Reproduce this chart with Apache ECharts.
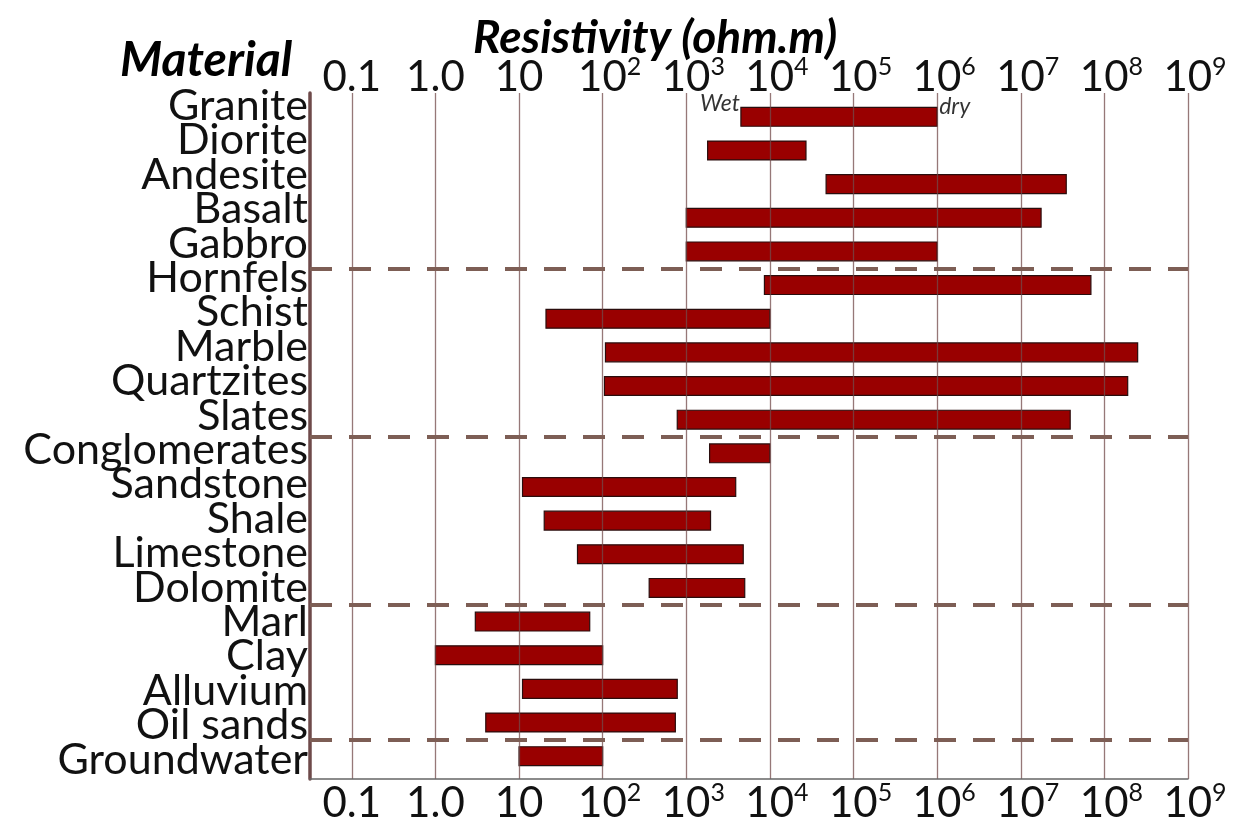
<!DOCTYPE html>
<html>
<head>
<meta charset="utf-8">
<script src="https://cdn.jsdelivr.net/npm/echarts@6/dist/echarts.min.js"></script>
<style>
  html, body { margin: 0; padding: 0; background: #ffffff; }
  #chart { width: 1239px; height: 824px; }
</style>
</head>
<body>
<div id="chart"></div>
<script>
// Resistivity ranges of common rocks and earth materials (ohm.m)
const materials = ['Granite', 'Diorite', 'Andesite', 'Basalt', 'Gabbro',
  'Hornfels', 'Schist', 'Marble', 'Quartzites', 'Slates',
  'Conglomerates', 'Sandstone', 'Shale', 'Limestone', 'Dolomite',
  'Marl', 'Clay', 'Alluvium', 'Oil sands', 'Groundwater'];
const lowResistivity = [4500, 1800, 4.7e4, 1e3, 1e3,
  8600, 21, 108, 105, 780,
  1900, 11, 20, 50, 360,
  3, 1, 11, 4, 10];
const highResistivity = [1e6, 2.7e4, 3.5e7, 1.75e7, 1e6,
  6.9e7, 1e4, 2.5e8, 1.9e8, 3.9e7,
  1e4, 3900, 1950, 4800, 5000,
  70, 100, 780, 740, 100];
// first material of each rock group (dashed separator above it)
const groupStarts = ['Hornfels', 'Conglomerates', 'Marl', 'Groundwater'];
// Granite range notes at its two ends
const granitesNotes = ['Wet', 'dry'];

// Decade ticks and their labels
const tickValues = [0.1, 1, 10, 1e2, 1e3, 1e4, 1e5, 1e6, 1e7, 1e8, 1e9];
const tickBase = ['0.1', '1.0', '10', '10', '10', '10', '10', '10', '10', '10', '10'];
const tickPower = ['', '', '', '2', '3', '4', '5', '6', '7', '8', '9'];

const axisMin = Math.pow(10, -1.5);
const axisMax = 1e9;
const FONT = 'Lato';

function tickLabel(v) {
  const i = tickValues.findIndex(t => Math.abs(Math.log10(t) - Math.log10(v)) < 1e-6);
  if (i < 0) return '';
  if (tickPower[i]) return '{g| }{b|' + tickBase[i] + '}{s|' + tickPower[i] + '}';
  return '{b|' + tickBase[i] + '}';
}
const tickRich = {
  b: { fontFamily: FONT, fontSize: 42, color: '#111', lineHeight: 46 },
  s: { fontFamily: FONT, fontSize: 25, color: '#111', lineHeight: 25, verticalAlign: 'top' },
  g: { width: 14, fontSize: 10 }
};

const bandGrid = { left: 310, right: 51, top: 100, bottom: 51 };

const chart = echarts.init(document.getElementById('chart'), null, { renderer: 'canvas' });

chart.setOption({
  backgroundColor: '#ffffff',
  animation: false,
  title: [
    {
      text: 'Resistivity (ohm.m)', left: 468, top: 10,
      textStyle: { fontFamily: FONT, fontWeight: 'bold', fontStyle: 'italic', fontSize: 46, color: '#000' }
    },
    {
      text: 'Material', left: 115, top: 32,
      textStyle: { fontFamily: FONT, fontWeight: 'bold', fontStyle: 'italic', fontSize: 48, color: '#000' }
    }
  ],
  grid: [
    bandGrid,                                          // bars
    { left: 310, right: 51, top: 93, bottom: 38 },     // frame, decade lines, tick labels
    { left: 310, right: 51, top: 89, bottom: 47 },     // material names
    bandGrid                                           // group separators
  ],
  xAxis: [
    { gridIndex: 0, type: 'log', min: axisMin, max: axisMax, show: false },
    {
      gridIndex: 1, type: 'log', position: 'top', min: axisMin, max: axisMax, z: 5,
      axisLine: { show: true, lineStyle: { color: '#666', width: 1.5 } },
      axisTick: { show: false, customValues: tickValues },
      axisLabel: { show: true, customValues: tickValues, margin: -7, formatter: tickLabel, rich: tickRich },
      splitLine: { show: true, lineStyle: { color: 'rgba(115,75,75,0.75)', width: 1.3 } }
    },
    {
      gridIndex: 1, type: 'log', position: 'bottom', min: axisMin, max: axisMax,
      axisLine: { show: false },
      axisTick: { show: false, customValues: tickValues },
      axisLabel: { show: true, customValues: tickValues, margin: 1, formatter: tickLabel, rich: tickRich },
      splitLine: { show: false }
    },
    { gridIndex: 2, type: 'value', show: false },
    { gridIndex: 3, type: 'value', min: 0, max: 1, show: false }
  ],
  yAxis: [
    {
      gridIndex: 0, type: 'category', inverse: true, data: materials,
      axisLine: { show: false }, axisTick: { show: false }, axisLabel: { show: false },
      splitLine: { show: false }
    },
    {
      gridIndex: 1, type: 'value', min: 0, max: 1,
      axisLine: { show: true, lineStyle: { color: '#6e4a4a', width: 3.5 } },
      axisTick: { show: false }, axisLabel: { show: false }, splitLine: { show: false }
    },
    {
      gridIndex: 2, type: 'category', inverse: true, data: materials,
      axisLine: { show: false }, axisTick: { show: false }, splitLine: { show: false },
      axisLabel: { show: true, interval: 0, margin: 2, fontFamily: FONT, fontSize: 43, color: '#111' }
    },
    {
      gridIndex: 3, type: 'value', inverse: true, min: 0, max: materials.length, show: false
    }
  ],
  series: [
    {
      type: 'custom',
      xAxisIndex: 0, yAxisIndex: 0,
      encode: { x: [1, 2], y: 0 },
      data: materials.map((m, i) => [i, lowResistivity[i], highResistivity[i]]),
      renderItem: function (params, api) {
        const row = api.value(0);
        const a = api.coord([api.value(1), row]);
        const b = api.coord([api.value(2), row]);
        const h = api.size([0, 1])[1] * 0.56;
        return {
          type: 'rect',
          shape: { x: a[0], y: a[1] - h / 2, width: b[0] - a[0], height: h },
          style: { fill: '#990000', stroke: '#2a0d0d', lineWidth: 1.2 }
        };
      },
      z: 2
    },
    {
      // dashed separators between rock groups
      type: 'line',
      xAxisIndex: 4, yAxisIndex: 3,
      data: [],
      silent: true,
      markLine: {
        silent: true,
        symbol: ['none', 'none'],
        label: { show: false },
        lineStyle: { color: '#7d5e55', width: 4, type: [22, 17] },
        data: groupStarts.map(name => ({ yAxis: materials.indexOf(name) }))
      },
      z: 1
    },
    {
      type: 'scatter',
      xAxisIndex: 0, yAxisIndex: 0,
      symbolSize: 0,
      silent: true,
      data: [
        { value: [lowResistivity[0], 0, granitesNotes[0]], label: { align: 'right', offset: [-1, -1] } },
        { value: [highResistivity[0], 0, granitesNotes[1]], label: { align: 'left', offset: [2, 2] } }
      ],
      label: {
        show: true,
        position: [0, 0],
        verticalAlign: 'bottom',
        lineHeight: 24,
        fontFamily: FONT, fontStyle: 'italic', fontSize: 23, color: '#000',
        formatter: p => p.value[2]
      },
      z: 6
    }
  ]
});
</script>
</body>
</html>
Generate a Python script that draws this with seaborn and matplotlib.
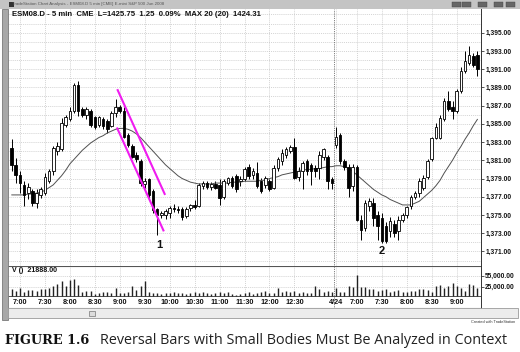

________

- What the exercise asks -
Reproduce the full listing faithfully, but do not carry over any pictures.

- Exercise output -
Reproduce this chart with Apache ECharts.
<!DOCTYPE html>
<html>
<head>
<meta charset="utf-8">
<script src="https://cdn.jsdelivr.net/npm/echarts@6/dist/echarts.min.js"></script>
<style>
  html, body { margin: 0; padding: 0; background: #ffffff; }
  #chart { width: 1239px; height: 824px; }
</style>
</head>
<body>
<div id="chart"></div>
<script>
// Resistivity ranges of common rocks and earth materials (ohm.m)
const materials = ['Granite', 'Diorite', 'Andesite', 'Basalt', 'Gabbro',
  'Hornfels', 'Schist', 'Marble', 'Quartzites', 'Slates',
  'Conglomerates', 'Sandstone', 'Shale', 'Limestone', 'Dolomite',
  'Marl', 'Clay', 'Alluvium', 'Oil sands', 'Groundwater'];
const lowResistivity = [4500, 1800, 4.7e4, 1e3, 1e3,
  8600, 21, 108, 105, 780,
  1900, 11, 20, 50, 360,
  3, 1, 11, 4, 10];
const highResistivity = [1e6, 2.7e4, 3.5e7, 1.75e7, 1e6,
  6.9e7, 1e4, 2.5e8, 1.9e8, 3.9e7,
  1e4, 3900, 1950, 4800, 5000,
  70, 100, 780, 740, 100];
// first material of each rock group (dashed separator above it)
const groupStarts = ['Hornfels', 'Conglomerates', 'Marl', 'Groundwater'];
// Granite range notes at its two ends
const granitesNotes = ['Wet', 'dry'];

// Decade ticks and their labels
const tickValues = [0.1, 1, 10, 1e2, 1e3, 1e4, 1e5, 1e6, 1e7, 1e8, 1e9];
const tickBase = ['0.1', '1.0', '10', '10', '10', '10', '10', '10', '10', '10', '10'];
const tickPower = ['', '', '', '2', '3', '4', '5', '6', '7', '8', '9'];

const axisMin = Math.pow(10, -1.5);
const axisMax = 1e9;
const FONT = 'Lato';

function tickLabel(v) {
  const i = tickValues.findIndex(t => Math.abs(Math.log10(t) - Math.log10(v)) < 1e-6);
  if (i < 0) return '';
  if (tickPower[i]) return '{g| }{b|' + tickBase[i] + '}{s|' + tickPower[i] + '}';
  return '{b|' + tickBase[i] + '}';
}
const tickRich = {
  b: { fontFamily: FONT, fontSize: 42, color: '#111', lineHeight: 46 },
  s: { fontFamily: FONT, fontSize: 25, color: '#111', lineHeight: 25, verticalAlign: 'top' },
  g: { width: 14, fontSize: 10 }
};

const bandGrid = { left: 310, right: 51, top: 100, bottom: 51 };

const chart = echarts.init(document.getElementById('chart'), null, { renderer: 'canvas' });

chart.setOption({
  backgroundColor: '#ffffff',
  animation: false,
  title: [
    {
      text: 'Resistivity (ohm.m)', left: 468, top: 10,
      textStyle: { fontFamily: FONT, fontWeight: 'bold', fontStyle: 'italic', fontSize: 46, color: '#000' }
    },
    {
      text: 'Material', left: 115, top: 32,
      textStyle: { fontFamily: FONT, fontWeight: 'bold', fontStyle: 'italic', fontSize: 48, color: '#000' }
    }
  ],
  grid: [
    bandGrid,                                          // bars
    { left: 310, right: 51, top: 93, bottom: 38 },     // frame, decade lines, tick labels
    { left: 310, right: 51, top: 89, bottom: 47 },     // material names
    bandGrid                                           // group separators
  ],
  xAxis: [
    { gridIndex: 0, type: 'log', min: axisMin, max: axisMax, show: false },
    {
      gridIndex: 1, type: 'log', position: 'top', min: axisMin, max: axisMax, z: 5,
      axisLine: { show: true, lineStyle: { color: '#666', width: 1.5 } },
      axisTick: { show: false, customValues: tickValues },
      axisLabel: { show: true, customValues: tickValues, margin: -7, formatter: tickLabel, rich: tickRich },
      splitLine: { show: true, lineStyle: { color: 'rgba(115,75,75,0.75)', width: 1.3 } }
    },
    {
      gridIndex: 1, type: 'log', position: 'bottom', min: axisMin, max: axisMax,
      axisLine: { show: false },
      axisTick: { show: false, customValues: tickValues },
      axisLabel: { show: true, customValues: tickValues, margin: 1, formatter: tickLabel, rich: tickRich },
      splitLine: { show: false }
    },
    { gridIndex: 2, type: 'value', show: false },
    { gridIndex: 3, type: 'value', min: 0, max: 1, show: false }
  ],
  yAxis: [
    {
      gridIndex: 0, type: 'category', inverse: true, data: materials,
      axisLine: { show: false }, axisTick: { show: false }, axisLabel: { show: false },
      splitLine: { show: false }
    },
    {
      gridIndex: 1, type: 'value', min: 0, max: 1,
      axisLine: { show: true, lineStyle: { color: '#6e4a4a', width: 3.5 } },
      axisTick: { show: false }, axisLabel: { show: false }, splitLine: { show: false }
    },
    {
      gridIndex: 2, type: 'category', inverse: true, data: materials,
      axisLine: { show: false }, axisTick: { show: false }, splitLine: { show: false },
      axisLabel: { show: true, interval: 0, margin: 2, fontFamily: FONT, fontSize: 43, color: '#111' }
    },
    {
      gridIndex: 3, type: 'value', inverse: true, min: 0, max: materials.length, show: false
    }
  ],
  series: [
    {
      type: 'custom',
      xAxisIndex: 0, yAxisIndex: 0,
      encode: { x: [1, 2], y: 0 },
      data: materials.map((m, i) => [i, lowResistivity[i], highResistivity[i]]),
      renderItem: function (params, api) {
        const row = api.value(0);
        const a = api.coord([api.value(1), row]);
        const b = api.coord([api.value(2), row]);
        const h = api.size([0, 1])[1] * 0.56;
        return {
          type: 'rect',
          shape: { x: a[0], y: a[1] - h / 2, width: b[0] - a[0], height: h },
          style: { fill: '#990000', stroke: '#2a0d0d', lineWidth: 1.2 }
        };
      },
      z: 2
    },
    {
      // dashed separators between rock groups
      type: 'line',
      xAxisIndex: 4, yAxisIndex: 3,
      data: [],
      silent: true,
      markLine: {
        silent: true,
        symbol: ['none', 'none'],
        label: { show: false },
        lineStyle: { color: '#7d5e55', width: 4, type: [22, 17] },
        data: groupStarts.map(name => ({ yAxis: materials.indexOf(name) }))
      },
      z: 1
    },
    {
      type: 'scatter',
      xAxisIndex: 0, yAxisIndex: 0,
      symbolSize: 0,
      silent: true,
      data: [
        { value: [lowResistivity[0], 0, granitesNotes[0]], label: { align: 'right', offset: [-1, -1] } },
        { value: [highResistivity[0], 0, granitesNotes[1]], label: { align: 'left', offset: [2, 2] } }
      ],
      label: {
        show: true,
        position: [0, 0],
        verticalAlign: 'bottom',
        lineHeight: 24,
        fontFamily: FONT, fontStyle: 'italic', fontSize: 23, color: '#000',
        formatter: p => p.value[2]
      },
      z: 6
    }
  ]
});
</script>
</body>
</html>
Generate a Python script that draws this with seaborn and matplotlib.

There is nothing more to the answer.